Ma che cos'è il mistero dell'amore? Raboni ha visto e come no tanti trionfi, ma nessuna Inter gli è cara come quella dei bidoni sudamericani e del Meazza a stento deambulante. «Che meravigliosa Inter era quella! Scalcinata ma ancora aristocratica (...) Il mio tifo nerazzurro non è mai stato, dopo, altrettanto forte e convinto: neppure negli anni Cinquanta, quando l'Inter ritornò grande con giocatori come Wilkes, Nyers, Lorenzi; nemmeno negli anni Sessanta, quando, sotto la guida dell'astuto petroliere Moratti e dell'antipatico mago Herrera, diventò grandissima e vinse tutto quello che una squadra di calcio può vincere, Scudetti, Coppe dei Campioni, Coppe Intercontinentali...».

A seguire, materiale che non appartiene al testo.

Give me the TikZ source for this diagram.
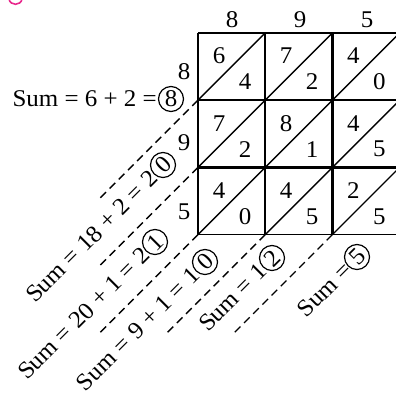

Un tifoso atipico? Raboni non lo esclude ma non lo crede: «Atipici, per me (e anche terribilmente antipatici) sono i tifosi trionfalisti e aggressivi; quelli che schiamazzano dopo la vittoria, che insultano gli avversari...». Cosa che Raboni non fa nemmeno riguardo ai cugini del Milan, squadra passata più volte dalle polveri agli altari e viceversa, e quindi con tifosi degni di essere rispettati: «I soli tifosi che compiango veramente dal profondo del cuore, sono i tifosi della Juventus, con i loro punti di vantaggio, i loro record, la loro imbattibilità passata, presente e futura. Che cosa possono aspettarsi dalla vita? Altre vittorie, altri Scudetti, altre Coppe... Che tristezza, anzi: che noia, signori!».
Giovanni Raboni morì giusto vent'anni fa a Fontanellato, e chissà se sapeva che in quella cittadina del Parmense c'è un Santuario, all'interno del quale si può ancora vedere un ex voto
portato a piedi, da Milano, quale adempimento a una promessa alla Vergine dall'allenatore interista Eugenio Bersellini dopo lo scudetto del 1980. È una storia di cuore e di passione, e quindi di follia: gli sarebbe piaciuta.